* **Task instructions**
Write every line of the material out exactly as shown.

* **Collected material**
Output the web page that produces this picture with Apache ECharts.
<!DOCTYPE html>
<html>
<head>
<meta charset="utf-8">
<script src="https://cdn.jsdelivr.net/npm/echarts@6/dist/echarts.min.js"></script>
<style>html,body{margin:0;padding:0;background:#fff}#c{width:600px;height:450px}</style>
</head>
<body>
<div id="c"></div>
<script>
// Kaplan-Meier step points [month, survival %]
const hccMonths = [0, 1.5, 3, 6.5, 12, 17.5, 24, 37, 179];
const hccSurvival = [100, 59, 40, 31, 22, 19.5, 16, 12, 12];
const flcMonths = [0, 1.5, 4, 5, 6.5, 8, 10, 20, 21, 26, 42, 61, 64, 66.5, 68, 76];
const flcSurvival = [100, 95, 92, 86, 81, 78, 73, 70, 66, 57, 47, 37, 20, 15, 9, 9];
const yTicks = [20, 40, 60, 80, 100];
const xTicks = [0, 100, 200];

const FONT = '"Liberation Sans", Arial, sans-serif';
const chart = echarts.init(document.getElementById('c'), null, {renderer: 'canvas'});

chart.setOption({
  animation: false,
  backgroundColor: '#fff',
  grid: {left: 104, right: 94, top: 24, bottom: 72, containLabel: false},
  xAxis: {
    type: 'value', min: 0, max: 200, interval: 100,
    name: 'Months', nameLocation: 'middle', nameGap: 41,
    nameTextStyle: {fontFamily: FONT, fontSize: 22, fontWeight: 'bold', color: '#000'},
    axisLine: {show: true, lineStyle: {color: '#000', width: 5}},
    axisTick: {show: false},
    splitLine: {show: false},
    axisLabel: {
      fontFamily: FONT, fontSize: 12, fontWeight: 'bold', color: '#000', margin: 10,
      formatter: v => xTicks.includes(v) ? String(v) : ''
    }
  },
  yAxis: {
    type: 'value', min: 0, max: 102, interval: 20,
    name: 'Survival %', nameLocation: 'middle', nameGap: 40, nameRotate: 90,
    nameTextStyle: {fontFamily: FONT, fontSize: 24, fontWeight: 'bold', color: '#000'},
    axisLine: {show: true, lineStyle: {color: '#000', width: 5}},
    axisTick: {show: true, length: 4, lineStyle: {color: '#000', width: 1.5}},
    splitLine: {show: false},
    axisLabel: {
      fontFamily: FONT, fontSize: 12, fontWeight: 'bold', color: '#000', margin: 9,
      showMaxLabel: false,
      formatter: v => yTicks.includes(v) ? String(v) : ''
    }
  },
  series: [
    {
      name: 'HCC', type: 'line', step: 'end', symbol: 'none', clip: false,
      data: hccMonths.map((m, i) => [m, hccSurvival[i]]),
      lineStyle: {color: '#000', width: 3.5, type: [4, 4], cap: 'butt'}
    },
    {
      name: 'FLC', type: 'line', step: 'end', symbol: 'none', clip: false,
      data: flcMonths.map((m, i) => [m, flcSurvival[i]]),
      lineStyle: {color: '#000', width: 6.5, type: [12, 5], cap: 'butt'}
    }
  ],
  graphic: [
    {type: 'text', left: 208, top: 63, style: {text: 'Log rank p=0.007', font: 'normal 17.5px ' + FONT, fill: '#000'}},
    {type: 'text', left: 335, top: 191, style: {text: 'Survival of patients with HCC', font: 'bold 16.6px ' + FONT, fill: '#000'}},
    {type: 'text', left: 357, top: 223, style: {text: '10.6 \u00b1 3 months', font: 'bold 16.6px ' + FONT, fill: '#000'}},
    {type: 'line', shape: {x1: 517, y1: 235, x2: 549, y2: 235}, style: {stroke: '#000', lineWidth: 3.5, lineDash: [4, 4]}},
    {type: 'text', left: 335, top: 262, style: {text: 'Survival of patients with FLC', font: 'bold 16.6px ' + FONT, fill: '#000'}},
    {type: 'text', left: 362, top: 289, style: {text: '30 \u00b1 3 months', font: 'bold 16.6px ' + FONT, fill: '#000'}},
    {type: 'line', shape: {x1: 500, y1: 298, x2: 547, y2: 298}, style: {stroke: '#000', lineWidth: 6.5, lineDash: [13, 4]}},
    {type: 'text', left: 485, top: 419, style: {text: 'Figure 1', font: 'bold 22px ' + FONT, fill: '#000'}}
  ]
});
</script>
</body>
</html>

* **Result of this exercise**
Output the web page that produces this picture with Apache ECharts.
<!DOCTYPE html>
<html>
<head>
<meta charset="utf-8">
<script src="https://cdn.jsdelivr.net/npm/echarts@6/dist/echarts.min.js"></script>
<style>html,body{margin:0;padding:0;background:#fff}#c{width:600px;height:450px}</style>
</head>
<body>
<div id="c"></div>
<script>
// Kaplan-Meier step points [month, survival %]
const hccMonths = [0, 1.5, 3, 6.5, 12, 17.5, 24, 37, 179];
const hccSurvival = [100, 59, 40, 31, 22, 19.5, 16, 12, 12];
const flcMonths = [0, 1.5, 4, 5, 6.5, 8, 10, 20, 21, 26, 42, 61, 64, 66.5, 68, 76];
const flcSurvival = [100, 95, 92, 86, 81, 78, 73, 70, 66, 57, 47, 37, 20, 15, 9, 9];
const yTicks = [20, 40, 60, 80, 100];
const xTicks = [0, 100, 200];

const FONT = '"Liberation Sans", Arial, sans-serif';
const chart = echarts.init(document.getElementById('c'), null, {renderer: 'canvas'});

chart.setOption({
  animation: false,
  backgroundColor: '#fff',
  grid: {left: 104, right: 94, top: 24, bottom: 72, containLabel: false},
  xAxis: {
    type: 'value', min: 0, max: 200, interval: 100,
    name: 'Months', nameLocation: 'middle', nameGap: 41,
    nameTextStyle: {fontFamily: FONT, fontSize: 22, fontWeight: 'bold', color: '#000'},
    axisLine: {show: true, lineStyle: {color: '#000', width: 5}},
    axisTick: {show: false},
    splitLine: {show: false},
    axisLabel: {
      fontFamily: FONT, fontSize: 12, fontWeight: 'bold', color: '#000', margin: 10,
      formatter: v => xTicks.includes(v) ? String(v) : ''
    }
  },
  yAxis: {
    type: 'value', min: 0, max: 102, interval: 20,
    name: 'Survival %', nameLocation: 'middle', nameGap: 40, nameRotate: 90,
    nameTextStyle: {fontFamily: FONT, fontSize: 24, fontWeight: 'bold', color: '#000'},
    axisLine: {show: true, lineStyle: {color: '#000', width: 5}},
    axisTick: {show: true, length: 4, lineStyle: {color: '#000', width: 1.5}},
    splitLine: {show: false},
    axisLabel: {
      fontFamily: FONT, fontSize: 12, fontWeight: 'bold', color: '#000', margin: 9,
      showMaxLabel: false,
      formatter: v => yTicks.includes(v) ? String(v) : ''
    }
  },
  series: [
    {
      name: 'HCC', type: 'line', step: 'end', symbol: 'none', clip: false,
      data: hccMonths.map((m, i) => [m, hccSurvival[i]]),
      lineStyle: {color: '#000', width: 3.5, type: [4, 4], cap: 'butt'}
    },
    {
      name: 'FLC', type: 'line', step: 'end', symbol: 'none', clip: false,
      data: flcMonths.map((m, i) => [m, flcSurvival[i]]),
      lineStyle: {color: '#000', width: 6.5, type: [12, 5], cap: 'butt'}
    }
  ],
  graphic: [
    {type: 'text', left: 208, top: 63, style: {text: 'Log rank p=0.007', font: 'normal 17.5px ' + FONT, fill: '#000'}},
    {type: 'text', left: 335, top: 191, style: {text: 'Survival of patients with HCC', font: 'bold 16.6px ' + FONT, fill: '#000'}},
    {type: 'text', left: 357, top: 223, style: {text: '10.6 \u00b1 3 months', font: 'bold 16.6px ' + FONT, fill: '#000'}},
    {type: 'line', shape: {x1: 517, y1: 235, x2: 549, y2: 235}, style: {stroke: '#000', lineWidth: 3.5, lineDash: [4, 4]}},
    {type: 'text', left: 335, top: 262, style: {text: 'Survival of patients with FLC', font: 'bold 16.6px ' + FONT, fill: '#000'}},
    {type: 'text', left: 362, top: 289, style: {text: '30 \u00b1 3 months', font: 'bold 16.6px ' + FONT, fill: '#000'}},
    {type: 'line', shape: {x1: 500, y1: 298, x2: 547, y2: 298}, style: {stroke: '#000', lineWidth: 6.5, lineDash: [13, 4]}},
    {type: 'text', left: 485, top: 419, style: {text: 'Figure 1', font: 'bold 22px ' + FONT, fill: '#000'}}
  ]
});
</script>
</body>
</html>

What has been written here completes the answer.